How severe does this issue affect your experience of using Ray?
High: It blocks me to complete my task.
I have actually been stuck on this memory leak for a while. I was originally using ray tune to setup and run my simple experiment. After hundreds of thousands of training iterations, the program would error out with an error telling me I ran out of memory. I tried configuring the program to use different number of workers, configuring the program to work with and without my gpu, and testing the environment itself for memory leaks ( external to ray ).
Because I couldn’t prevent the program from running out of space and I wasn’t at the point where I wanted to tune my algorithm, I changed my program to configure the algorithm directly with PPOConfig. I configured my PPO algorithm to use the MemoryTrackingCallback. I started off with testing only tens of iterations with a gpu and 6 workers.

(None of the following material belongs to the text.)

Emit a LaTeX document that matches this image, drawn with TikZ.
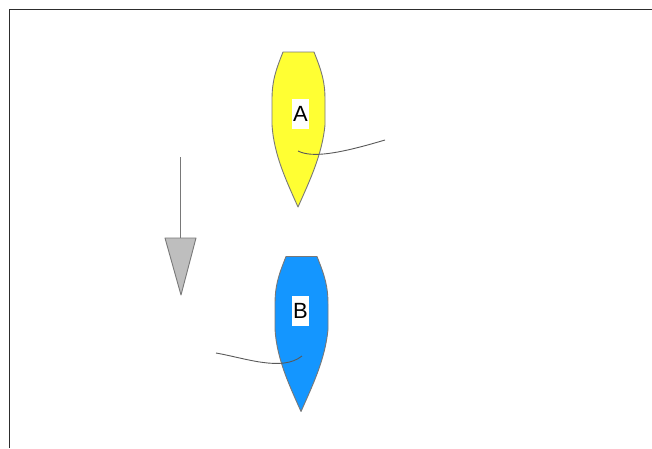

The memory leak persisted, so I tried using only a single worker without a gpu. I noticed that when using a single worker that I wasn’t running out of space on a short test of a couple hundred iterations. However, after that test was successful, I tried 2 workers with no gpu and the RAM usage percentage started to click up pretty quickly.
I went through the data from the custom metrics of the MemoryTrackingCallback and here are some graphs that show which things were ticking up with the RAM usage percentage.

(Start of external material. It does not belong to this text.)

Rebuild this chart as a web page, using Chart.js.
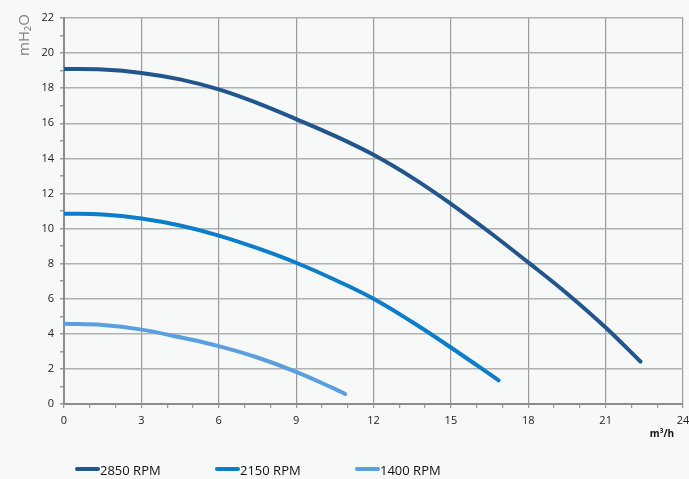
<!DOCTYPE html>
<html>
<head>
<meta charset="utf-8">
<script src="https://cdn.jsdelivr.net/npm/chart.js@4/dist/chart.umd.min.js"></script>
<style>
  html, body { margin: 0; padding: 0; background: #f7f8f8; }
  #wrap { width: 689px; height: 479px; position: relative; }
</style>
</head>
<body>
<div id="wrap"><canvas id="c" width="689" height="479"></canvas></div>
<script>
// Data (flow m³/h, head mH2O)
const flow2850 = [0, 1.5, 3, 4.5, 6, 7.5, 9, 10.5, 12, 13.5, 15, 16.5, 18, 19.5, 21, 22.35];
const head2850 = [19.09, 19.06, 18.87, 18.5, 17.93, 17.15, 16.24, 15.28, 14.2, 12.9, 11.41, 9.79, 8.07, 6.3, 4.36, 2.42];
const flow2150 = [0, 1.5, 3, 4.5, 6, 7.5, 9, 10.5, 12, 13.5, 15, 16.85];
const head2150 = [10.85, 10.8, 10.57, 10.17, 9.6, 8.88, 8.05, 7.08, 6.0, 4.67, 3.22, 1.35];
const flow1400 = [0, 1.5, 3, 4.5, 6, 7.5, 9, 10.5, 10.9];
const head1400 = [4.57, 4.5, 4.24, 3.8, 3.3, 2.65, 1.83, 0.86, 0.57];
const seriesLabels = ['2850 RPM', '2150 RPM', '1400 RPM'];
const seriesColors = ['#21558c', '#0b7dc9', '#5b9fe0'];
const xTickLabels = [0, 3, 6, 9, 12, 15, 18, 21, 24];
const yTickLabels = [0, 2, 4, 6, 8, 10, 12, 14, 16, 18, 20, 22];
const yTitle = 'mH\u2082O';
const xTitle = 'm\u00B3/h';

function pts(xs, ys) { return xs.map((x, i) => ({ x: x, y: ys[i] })); }

const FONT = '"Open Sans", "Noto Sans", sans-serif';

const extras = {
  id: 'extras',
  afterDraw(chart) {
    const ctx = chart.ctx;
    ctx.save();
    // y-axis title
    ctx.fillStyle = '#808080';
    ctx.font = '15px ' + FONT;
    ctx.translate(25, 56);
    ctx.rotate(-Math.PI / 2);
    ctx.textAlign = 'left';
    ctx.textBaseline = 'middle';
    ctx.fillText(yTitle, 0, 0);
    ctx.restore();

    ctx.save();
    // x-axis title
    ctx.fillStyle = '#111';
    ctx.font = 'bold 10px ' + FONT;
    ctx.textAlign = 'center';
    ctx.textBaseline = 'middle';
    ctx.fillText(xTitle, 662, 434);

    // legend
    const lx = [77, 217, 357];
    ctx.font = '13px ' + FONT;
    ctx.textAlign = 'left';
    chart.data.datasets.forEach((ds, i) => {
      ctx.strokeStyle = ds.borderColor;
      ctx.lineWidth = 4;
      ctx.lineCap = 'round';
      ctx.beginPath();
      ctx.moveTo(lx[i], 469);
      ctx.lineTo(lx[i] + 21, 469);
      ctx.stroke();
      ctx.fillStyle = '#111';
      ctx.fillText(ds.label, lx[i] + 23, 471);
    });
    ctx.restore();
  }
};

const gridGray = '#9a9a9a';

new Chart(document.getElementById('c'), {
  type: 'line',
  data: {
    datasets: [
      { label: seriesLabels[0], data: pts(flow2850, head2850), borderColor: seriesColors[0] },
      { label: seriesLabels[1], data: pts(flow2150, head2150), borderColor: seriesColors[1] },
      { label: seriesLabels[2], data: pts(flow1400, head1400), borderColor: seriesColors[2] }
    ].map(d => Object.assign(d, {
      borderWidth: 4, pointRadius: 0, fill: false,
      tension: 0.4, borderCapStyle: 'round'
    }))
  },
  options: {
    responsive: false,
    animation: false,
    events: [],
    layout: { padding: { left: 0, top: 18, right: 6, bottom: 44 } },
    plugins: { legend: { display: false }, tooltip: { enabled: false } },
    scales: {
      x: {
        type: 'linear', min: 0, max: 24,
        afterFit(s) { s.height = 31; s.paddingRight = 0; s.paddingLeft = 0; },
        afterBuildTicks(s) {
          const t = [];
          for (let v = 0; v <= 24; v++) t.push({ value: v });
          s.ticks = t;
        },
        ticks: {
          autoSkip: false, maxRotation: 0, padding: 6,
          color: '#222', font: { family: FONT, size: 11 },
          callback: v => xTickLabels.includes(v) ? String(v) : ''
        },
        grid: {
          color: c => (c.tick && xTickLabels.includes(c.tick.value) ? gridGray : 'rgba(0,0,0,0)'),
          tickColor: gridGray,
          tickLength: 4,
          lineWidth: 1.2
        },
        border: { color: '#8c8c8c', width: 2 }
      },
      y: {
        type: 'linear', min: 0, max: 22,
        afterFit(s) { s.width = 64; s.paddingTop = 0; s.paddingBottom = 0; },
        afterBuildTicks(s) {
          const t = [];
          for (let v = 0; v <= 22; v++) t.push({ value: v });
          s.ticks = t;
        },
        ticks: {
          autoSkip: false, padding: 6,
          color: '#222', font: { family: FONT, size: 11 },
          callback: v => yTickLabels.includes(v) ? String(v) : ''
        },
        grid: {
          color: c => (c.tick && yTickLabels.includes(c.tick.value) ? '#b0b0b0' : 'rgba(0,0,0,0)'),
          tickColor: gridGray,
          tickLength: 4,
          lineWidth: 1.5
        },
        border: { color: '#8c8c8c', width: 2 }
      }
    }
  },
  plugins: [extras]
});
</script>
</body>
</html>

I am not really sure what to do next. I have been stuck with this memory leak for a while now. I have read multiple threads here and on stackoverflow. I have read through the documentation and the source code. I’m stuck.
I think it is important to note that I am running this training program in a docker container as I did read somewhere that linux cgroups could be causing this problem.

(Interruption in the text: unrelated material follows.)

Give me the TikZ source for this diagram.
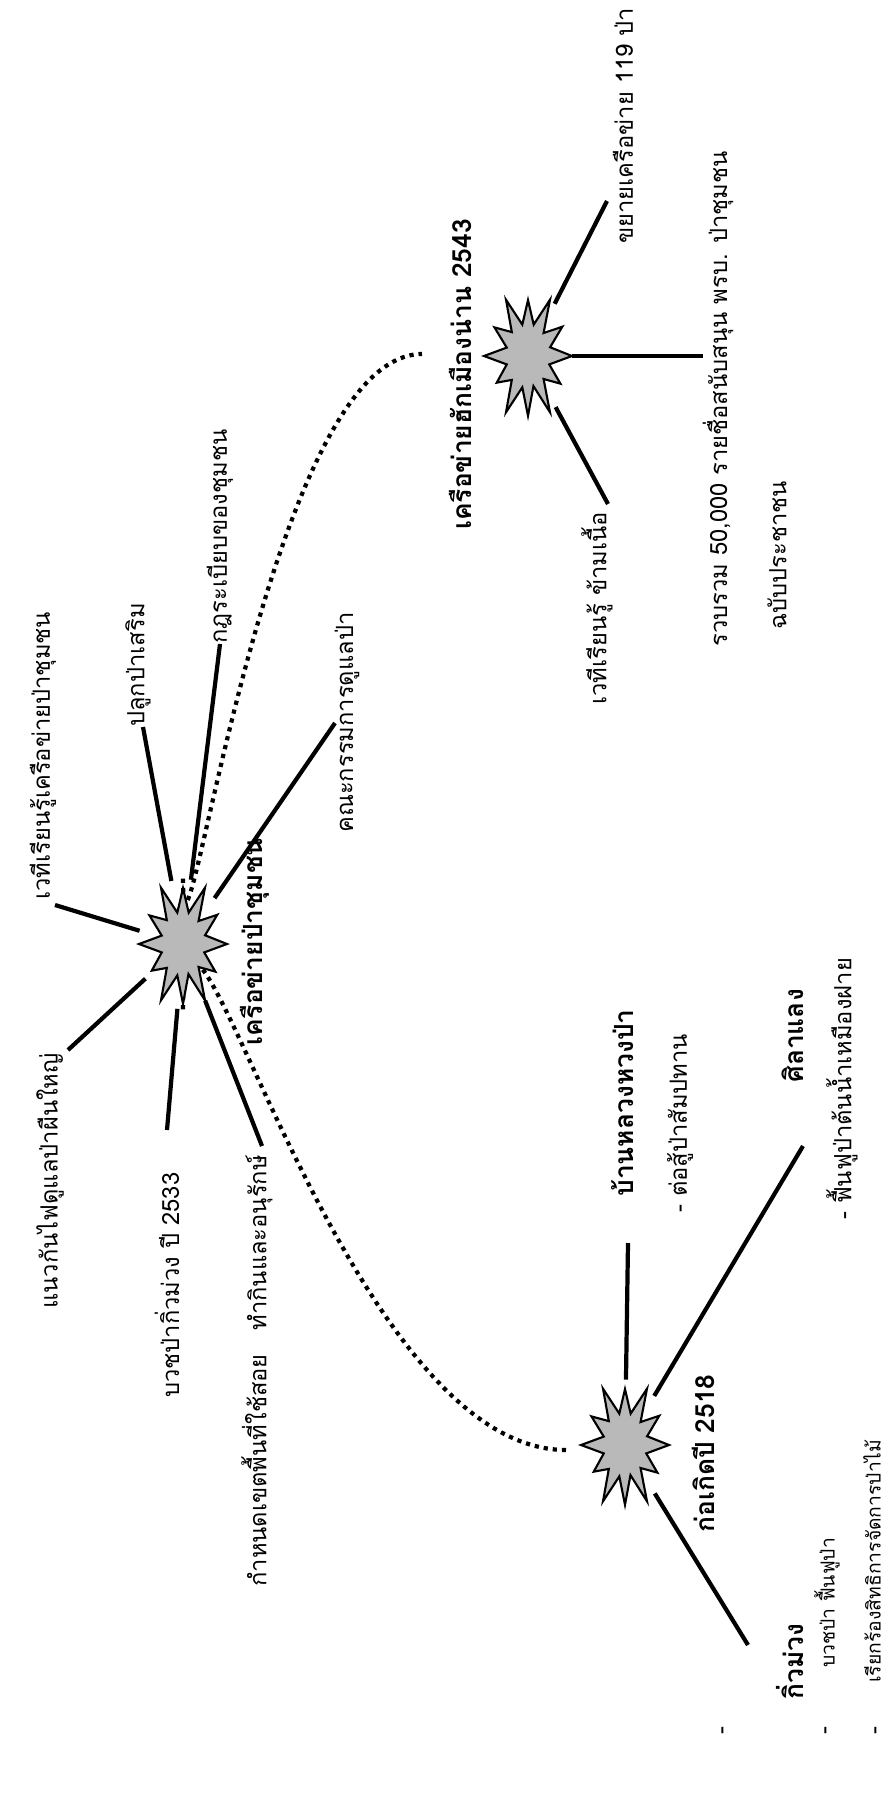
\documentclass[tikz,border=0pt]{standalone}
\usepackage{fontspec}
\newfontfamily\thaifont[Script=Thai]{Loma}
\usetikzlibrary{shapes.geometric}

\tikzset{
  hubzone/.style={ellipse, minimum width=1.76cm, minimum height=2.6cm, inner sep=0pt},
  burst/.style={draw, line width=1.2pt, fill=gray!55, line join=miter},
  spoke/.style={line width=2.4pt},
  dotlink/.style={line width=2.4pt, dash pattern=on 2.4pt off 2.8pt},
  item/.style={rotate=90, anchor=west, inner sep=0pt, font=\thaifont\fontsize{13.5}{16}\selectfont},
  note/.style={item, font=\thaifont\fontsize{11}{13}\selectfont},
  head/.style={item, font=\thaifont\bfseries\fontsize{15}{17}\selectfont},
}

% starburst round a hub node
\newcommand{\drawburst}[1]{%
  \draw[burst, shift={(#1.center)}] (44,0)
    \foreach \a/\k in {15/.5,30/.85,45/.5,60/1,75/.48,90/.92,105/.5,120/1,135/.52,150/.82,165/.5,180/1,195/.5,210/.88,225/.52,240/1,255/.5,270/.86,285/.5,300/1,315/.5,330/.9,345/.52}
      {-- ({\k*44*cos(\a)},{\k*65*sin(\a)})} -- cycle;}

\begin{document}
\begin{tikzpicture}[x=0.02cm, y=-0.02cm]
    \useasboundingbox (0,0) rectangle (890,1802);

    %% Hubs
    \node[hubzone] (hubA) at (183,944) {};
    \node[hubzone] (hubB) at (625,1445) {};
    \node[hubzone] (hubC) at (528,356) {};

    % Dotted links between hubs
    \coordinate (linkC) at (422,354);
    \coordinate (linkB) at (566,1450);
    \draw[dotlink] (hubA.north) to[out=-90, in=180, looseness=0.7] (linkC);
    \draw[dotlink] (hubA.south) to[out=90, in=180] (linkB);

    \drawburst{hubA}
    \drawburst{hubB}
    \drawburst{hubC}

    % Hub labels
    \node[head] (netA) at (255,1046) {เครือข่ายป่าชุมชน};
    \node[head] (netB) at (703,1533) {ก่อเกิดปี 2518};
    \node[head] (netC) at (460,530) {เครือข่ายฮักเมืองน่าน 2543};

    %% Community forest network
    \node[item] (forum) at (43,900) {เวทีเรียนรู้เครือข่ายป่าชุมชน};
    \node[item] (firebreak) at (50,1309) {แนวกันไฟดูแลป่าผืนใหญ่};
    \node[item] (ordain) at (167,1398) {บวชป่ากิ่วม่วง ปี 2533};
    \node[item] (zoning) at (257,1587) {กำหนดเขตพื้นที่ใช้สอย\quad ทำกินและอนุรักษ์};
    \node[item] (plant) at (138,727) {ปลูกป่าเสริม};
    \node[item] (rules) at (220,644) {กฎระเบียบของชุมชน};
    \node[item] (board) at (347,833) {คณะกรรมการดูแลป่า};

    \coordinate (forumE) at (55,905);
    \coordinate (firebreakE) at (68,1050);
    \coordinate (ordainE) at (167,1130);
    \coordinate (zoningE) at (262,1146);
    \coordinate (plantE) at (143,727);
    \coordinate (rulesE) at (220,644);
    \coordinate (boardE) at (335,723);
    \foreach \e in {forumE,firebreakE,ordainE,zoningE,plantE,rulesE,boardE}
        \draw[spoke] (hubA) -- (\e);

    %% Nan network
    \node[item] (grow) at (623,244) {ขยายเครือข่าย 119 ป่า};
    \node[item] (petition) at (718,647) {รวบรวม 50,000 รายชื่อสนับสนุน พรบ. ป่าชุมชน};
    \node[item] (petition2) at (777,630) {ฉบับประชาชน};
    \node[item] (forumN) at (597,705) {เวทีเรียนรู้ ข้ามเนื้อ};

    \coordinate (growE) at (607,201);
    \coordinate (petitionE) at (703,356);
    \coordinate (forumNE) at (608,504);
    \foreach \e in {growE,petitionE,forumNE}
        \draw[spoke] (hubC) -- (\e);

    %% Origin 2518
    \node[head] (village) at (623,1197) {บ้านหลวงหวงป่า};
    \node[item] (village2) at (680,1213) {- ต่อสู้ป่าสัมปทาน};
    \node[head] (sila) at (793,1083) {ศิลาแลง};
    \node[item] (sila2) at (842,1220) {- ฟื้นฟูป่าต้นน้ำเหมืองฝาย};
    \node[head] (kiu) at (790,1700) {กิ่วม่วง};
    \node[note] (kiu2) at (827,1668) {บวชป่า ฟื้นฟูป่า};
    \node[note] (kiu3) at (872,1683) {เรียกร้องสิทธิการจัดการป่าไม้};

    \coordinate (villageE) at (628,1243);
    \coordinate (silaE) at (803,1146);
    \coordinate (kiuE) at (748,1645);
    \foreach \e in {villageE,silaE,kiuE}
        \draw[spoke] (hubB) -- (\e);

    % Loose dashes at the foot
    \node[item] (dashA) at (725,1735) {-};
    \node[item] (dashB) at (828,1735) {-};
    \node[item] (dashC) at (878,1735) {-};

\end{tikzpicture}
\end{document}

I SHOULD ALSO NOTE THAT I AM USING python3.7 and ray[rllib]==2.0.1.
I agree that it doesn’t really clear much up. I have a custom model and environment that I am working with. I think it would be hard to get you a reproduction script without sending in the whole repository. Like I said before, I am working inside of a docker container. However, I am currently running a test outside of a container. If that doesn’t clear things up, I will be sure to test a random environment and get you a reproduction script if the memory leak still persists. I’ll post back shortly with info about training outside of docker.
I went back and did a longer (relative to earlier) run with a single worker both inside and outside of docker today and it doesn’t seem like there is a difference for the memory leak, so please ignore what I said earlier about it being in docker.
What are your thoughts on the MemoryTrackingCallbacks callback [How To Contribute to RLlib — Ray 3.0.0.dev0] returning worker/data_mean, worker/rss_mean and vms_mean as some of the top 20 memory users that also tick up with the ram usage.
I am gonna try to run the training with the MemoryTrackingCallbacks callback longer… just gonna wait until overnight to do it because the callback seems to slow down the training quite a bit.
I think the first thing you should do would be what @mannyv suggested - replace your env with a random env. It’s very little work.
A crazy long rollout depends on your setting. If your episodes are 10k steps long and you set rollout_fragment_length to 10k, RLlib’s sample collection code will buffer these 10k samples for each env you are evaluating on. So for 100 workers, that would be 1M samples. That’d be a lot of memory even for simple atari envs.
I used the RandomEnv class for the environment. It doesn’t seem like the memory leak persists. I guess I’ll have to check my environment again… I don’t believe my episodes are anywhere close to 10k steps long.